Aim of the exercise
Retype only the lines running from the line that contains "Convert this chart to matplotlib code." to the line that contains "model_ss = [ss_m15, ss_m16, ss_m17, ss_m18, ss_m19, ss_m20]", inclusive, and leave the pictures behind.

Information given
-------

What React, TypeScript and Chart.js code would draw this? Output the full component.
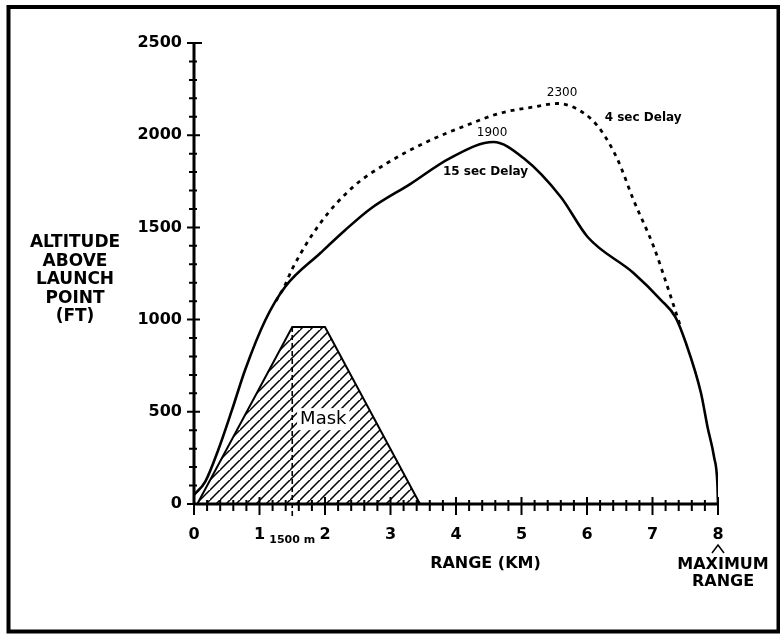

-------

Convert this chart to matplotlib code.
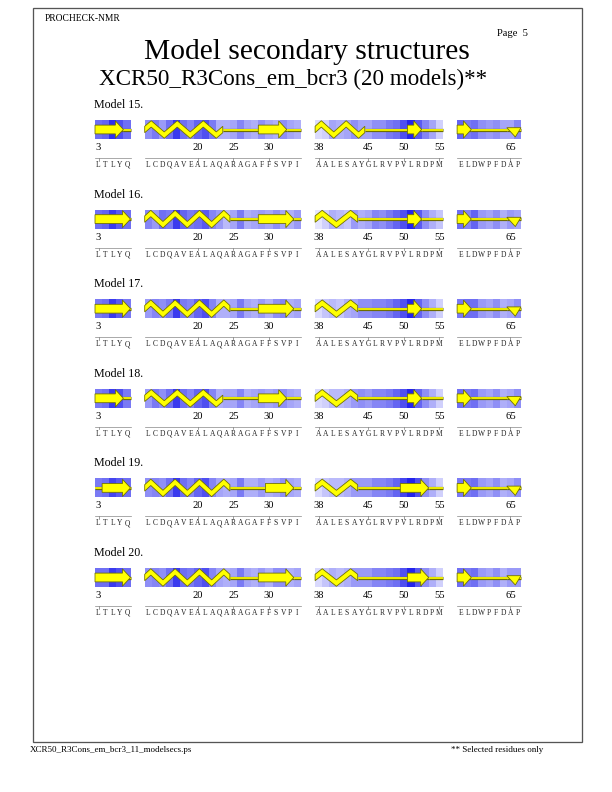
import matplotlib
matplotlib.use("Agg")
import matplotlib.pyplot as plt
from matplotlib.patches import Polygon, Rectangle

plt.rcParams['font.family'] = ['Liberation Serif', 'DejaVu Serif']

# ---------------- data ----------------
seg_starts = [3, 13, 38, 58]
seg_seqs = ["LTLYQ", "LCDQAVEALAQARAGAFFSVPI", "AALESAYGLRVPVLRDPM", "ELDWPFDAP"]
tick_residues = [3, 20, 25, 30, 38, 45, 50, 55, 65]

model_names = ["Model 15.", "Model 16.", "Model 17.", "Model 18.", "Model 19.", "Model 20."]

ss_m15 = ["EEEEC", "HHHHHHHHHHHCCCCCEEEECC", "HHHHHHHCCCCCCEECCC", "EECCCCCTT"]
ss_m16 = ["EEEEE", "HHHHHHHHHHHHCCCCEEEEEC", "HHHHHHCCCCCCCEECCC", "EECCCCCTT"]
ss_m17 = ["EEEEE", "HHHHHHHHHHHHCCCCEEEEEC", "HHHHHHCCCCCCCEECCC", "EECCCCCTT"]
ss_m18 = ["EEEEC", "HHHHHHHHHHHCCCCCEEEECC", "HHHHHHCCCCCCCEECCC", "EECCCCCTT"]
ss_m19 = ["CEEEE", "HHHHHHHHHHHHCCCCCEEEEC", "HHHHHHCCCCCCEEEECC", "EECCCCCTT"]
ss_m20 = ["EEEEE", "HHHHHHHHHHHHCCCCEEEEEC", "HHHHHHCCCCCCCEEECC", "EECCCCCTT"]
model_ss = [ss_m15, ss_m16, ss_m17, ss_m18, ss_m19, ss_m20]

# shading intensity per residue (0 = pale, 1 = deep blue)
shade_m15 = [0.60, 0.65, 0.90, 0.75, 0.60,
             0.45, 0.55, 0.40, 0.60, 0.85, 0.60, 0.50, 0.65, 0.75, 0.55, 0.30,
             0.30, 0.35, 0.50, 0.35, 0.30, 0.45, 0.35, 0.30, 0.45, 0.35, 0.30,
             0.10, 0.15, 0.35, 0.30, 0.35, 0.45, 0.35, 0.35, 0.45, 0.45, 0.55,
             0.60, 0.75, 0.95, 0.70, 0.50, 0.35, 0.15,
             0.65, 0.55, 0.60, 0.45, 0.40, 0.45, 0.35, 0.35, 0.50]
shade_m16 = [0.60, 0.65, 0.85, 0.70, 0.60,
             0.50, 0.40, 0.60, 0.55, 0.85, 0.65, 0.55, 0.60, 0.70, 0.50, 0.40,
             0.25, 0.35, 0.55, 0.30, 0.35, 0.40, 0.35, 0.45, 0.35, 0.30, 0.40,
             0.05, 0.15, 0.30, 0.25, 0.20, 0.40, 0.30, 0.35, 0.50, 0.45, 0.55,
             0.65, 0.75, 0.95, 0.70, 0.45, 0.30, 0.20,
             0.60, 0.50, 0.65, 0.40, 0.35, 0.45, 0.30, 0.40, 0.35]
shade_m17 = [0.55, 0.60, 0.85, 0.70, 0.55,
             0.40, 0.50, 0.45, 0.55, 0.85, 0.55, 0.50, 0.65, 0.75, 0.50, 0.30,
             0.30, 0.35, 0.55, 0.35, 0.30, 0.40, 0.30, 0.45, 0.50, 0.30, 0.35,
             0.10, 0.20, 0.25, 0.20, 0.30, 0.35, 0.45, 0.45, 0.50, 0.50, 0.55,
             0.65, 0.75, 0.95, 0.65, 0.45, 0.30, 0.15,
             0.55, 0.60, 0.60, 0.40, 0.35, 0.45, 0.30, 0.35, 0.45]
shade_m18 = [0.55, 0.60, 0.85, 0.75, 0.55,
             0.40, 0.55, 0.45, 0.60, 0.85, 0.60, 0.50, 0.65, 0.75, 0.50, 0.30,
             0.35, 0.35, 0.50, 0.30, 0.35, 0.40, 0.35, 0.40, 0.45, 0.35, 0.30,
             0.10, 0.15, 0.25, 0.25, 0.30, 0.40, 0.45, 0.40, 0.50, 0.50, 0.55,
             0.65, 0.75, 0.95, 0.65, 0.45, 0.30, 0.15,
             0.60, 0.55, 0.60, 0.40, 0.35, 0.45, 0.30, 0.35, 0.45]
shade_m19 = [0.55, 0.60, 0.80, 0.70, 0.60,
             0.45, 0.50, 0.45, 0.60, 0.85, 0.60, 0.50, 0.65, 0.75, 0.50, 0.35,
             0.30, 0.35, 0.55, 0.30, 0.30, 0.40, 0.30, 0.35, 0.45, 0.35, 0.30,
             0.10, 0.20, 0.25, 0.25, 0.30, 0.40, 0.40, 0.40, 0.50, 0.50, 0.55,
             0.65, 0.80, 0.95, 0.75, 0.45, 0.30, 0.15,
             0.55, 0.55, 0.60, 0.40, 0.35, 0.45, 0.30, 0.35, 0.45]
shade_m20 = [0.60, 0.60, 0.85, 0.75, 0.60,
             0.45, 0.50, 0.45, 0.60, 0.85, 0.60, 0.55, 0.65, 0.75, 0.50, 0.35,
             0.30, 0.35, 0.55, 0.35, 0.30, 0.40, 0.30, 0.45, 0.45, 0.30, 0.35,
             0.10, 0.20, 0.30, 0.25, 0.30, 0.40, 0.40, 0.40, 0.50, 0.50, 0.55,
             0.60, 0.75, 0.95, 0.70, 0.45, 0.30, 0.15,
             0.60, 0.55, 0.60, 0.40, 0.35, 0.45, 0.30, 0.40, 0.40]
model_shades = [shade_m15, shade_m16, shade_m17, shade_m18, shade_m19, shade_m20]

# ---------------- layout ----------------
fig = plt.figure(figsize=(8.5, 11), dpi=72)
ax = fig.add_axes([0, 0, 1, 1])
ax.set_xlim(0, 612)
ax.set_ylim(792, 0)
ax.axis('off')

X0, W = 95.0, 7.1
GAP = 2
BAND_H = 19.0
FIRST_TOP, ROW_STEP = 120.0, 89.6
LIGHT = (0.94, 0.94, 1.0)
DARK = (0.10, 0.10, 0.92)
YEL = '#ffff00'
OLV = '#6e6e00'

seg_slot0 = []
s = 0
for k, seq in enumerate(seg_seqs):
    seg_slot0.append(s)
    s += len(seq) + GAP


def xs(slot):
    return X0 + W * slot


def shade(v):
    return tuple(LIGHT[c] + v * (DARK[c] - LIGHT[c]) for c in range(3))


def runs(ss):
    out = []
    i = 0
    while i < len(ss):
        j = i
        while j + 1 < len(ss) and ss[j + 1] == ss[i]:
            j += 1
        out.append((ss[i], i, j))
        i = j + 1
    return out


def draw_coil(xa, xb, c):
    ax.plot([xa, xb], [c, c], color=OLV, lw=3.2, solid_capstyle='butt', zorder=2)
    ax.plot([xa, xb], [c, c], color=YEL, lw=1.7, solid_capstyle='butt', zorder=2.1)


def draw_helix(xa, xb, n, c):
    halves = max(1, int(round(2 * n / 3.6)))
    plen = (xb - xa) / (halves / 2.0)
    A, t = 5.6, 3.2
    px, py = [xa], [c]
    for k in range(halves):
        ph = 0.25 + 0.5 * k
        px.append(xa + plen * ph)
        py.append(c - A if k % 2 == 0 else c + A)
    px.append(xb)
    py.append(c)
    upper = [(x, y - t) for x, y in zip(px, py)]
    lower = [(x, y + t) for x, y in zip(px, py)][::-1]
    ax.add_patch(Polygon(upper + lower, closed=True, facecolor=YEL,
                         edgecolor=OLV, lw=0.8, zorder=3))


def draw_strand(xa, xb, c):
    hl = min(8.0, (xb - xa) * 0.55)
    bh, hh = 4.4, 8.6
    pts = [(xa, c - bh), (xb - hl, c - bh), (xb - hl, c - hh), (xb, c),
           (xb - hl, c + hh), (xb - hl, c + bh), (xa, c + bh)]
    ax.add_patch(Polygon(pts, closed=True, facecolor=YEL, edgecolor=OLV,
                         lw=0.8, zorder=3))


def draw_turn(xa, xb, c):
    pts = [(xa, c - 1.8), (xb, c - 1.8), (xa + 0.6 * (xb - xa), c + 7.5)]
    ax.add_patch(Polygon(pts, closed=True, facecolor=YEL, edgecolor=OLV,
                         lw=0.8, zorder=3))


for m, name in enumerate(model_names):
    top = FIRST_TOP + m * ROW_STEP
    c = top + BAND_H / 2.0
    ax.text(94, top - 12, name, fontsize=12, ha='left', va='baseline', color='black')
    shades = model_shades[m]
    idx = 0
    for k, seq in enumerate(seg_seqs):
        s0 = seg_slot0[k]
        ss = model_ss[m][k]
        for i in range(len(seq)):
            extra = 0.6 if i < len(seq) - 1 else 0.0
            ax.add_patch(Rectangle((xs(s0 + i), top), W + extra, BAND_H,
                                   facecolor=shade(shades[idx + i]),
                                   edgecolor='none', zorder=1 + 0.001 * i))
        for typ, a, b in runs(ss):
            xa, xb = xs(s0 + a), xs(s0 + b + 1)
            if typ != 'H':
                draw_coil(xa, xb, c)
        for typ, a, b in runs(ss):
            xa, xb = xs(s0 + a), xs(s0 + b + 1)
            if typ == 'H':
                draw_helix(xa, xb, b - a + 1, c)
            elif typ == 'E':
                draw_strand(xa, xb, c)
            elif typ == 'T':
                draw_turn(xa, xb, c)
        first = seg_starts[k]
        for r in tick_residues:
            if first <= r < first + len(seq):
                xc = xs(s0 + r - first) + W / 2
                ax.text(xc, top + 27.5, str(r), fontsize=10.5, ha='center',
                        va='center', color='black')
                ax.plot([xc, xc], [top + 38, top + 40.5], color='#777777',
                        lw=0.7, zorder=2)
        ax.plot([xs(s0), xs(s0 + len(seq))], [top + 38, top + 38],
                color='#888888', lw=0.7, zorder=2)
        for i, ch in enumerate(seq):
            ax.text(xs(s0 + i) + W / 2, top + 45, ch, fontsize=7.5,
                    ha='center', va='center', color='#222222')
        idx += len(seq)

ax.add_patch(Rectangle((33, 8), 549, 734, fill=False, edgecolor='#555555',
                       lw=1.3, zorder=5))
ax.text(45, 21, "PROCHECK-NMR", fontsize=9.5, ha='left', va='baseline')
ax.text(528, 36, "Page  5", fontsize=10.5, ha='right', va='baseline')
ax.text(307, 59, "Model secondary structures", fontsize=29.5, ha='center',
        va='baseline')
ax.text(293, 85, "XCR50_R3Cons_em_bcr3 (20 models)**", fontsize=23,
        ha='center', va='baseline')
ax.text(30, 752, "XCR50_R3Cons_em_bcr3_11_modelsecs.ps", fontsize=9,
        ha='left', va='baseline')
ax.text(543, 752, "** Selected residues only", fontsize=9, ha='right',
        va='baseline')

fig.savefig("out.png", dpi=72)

-------

The result
Convert this chart to matplotlib code.
import matplotlib
matplotlib.use("Agg")
import matplotlib.pyplot as plt
from matplotlib.patches import Polygon, Rectangle

plt.rcParams['font.family'] = ['Liberation Serif', 'DejaVu Serif']

# ---------------- data ----------------
seg_starts = [3, 13, 38, 58]
seg_seqs = ["LTLYQ", "LCDQAVEALAQARAGAFFSVPI", "AALESAYGLRVPVLRDPM", "ELDWPFDAP"]
tick_residues = [3, 20, 25, 30, 38, 45, 50, 55, 65]

model_names = ["Model 15.", "Model 16.", "Model 17.", "Model 18.", "Model 19.", "Model 20."]

ss_m15 = ["EEEEC", "HHHHHHHHHHHCCCCCEEEECC", "HHHHHHHCCCCCCEECCC", "EECCCCCTT"]
ss_m16 = ["EEEEE", "HHHHHHHHHHHHCCCCEEEEEC", "HHHHHHCCCCCCCEECCC", "EECCCCCTT"]
ss_m17 = ["EEEEE", "HHHHHHHHHHHHCCCCEEEEEC", "HHHHHHCCCCCCCEECCC", "EECCCCCTT"]
ss_m18 = ["EEEEC", "HHHHHHHHHHHCCCCCEEEECC", "HHHHHHCCCCCCCEECCC", "EECCCCCTT"]
ss_m19 = ["CEEEE", "HHHHHHHHHHHHCCCCCEEEEC", "HHHHHHCCCCCCEEEECC", "EECCCCCTT"]
ss_m20 = ["EEEEE", "HHHHHHHHHHHHCCCCEEEEEC", "HHHHHHCCCCCCCEEECC", "EECCCCCTT"]
model_ss = [ss_m15, ss_m16, ss_m17, ss_m18, ss_m19, ss_m20]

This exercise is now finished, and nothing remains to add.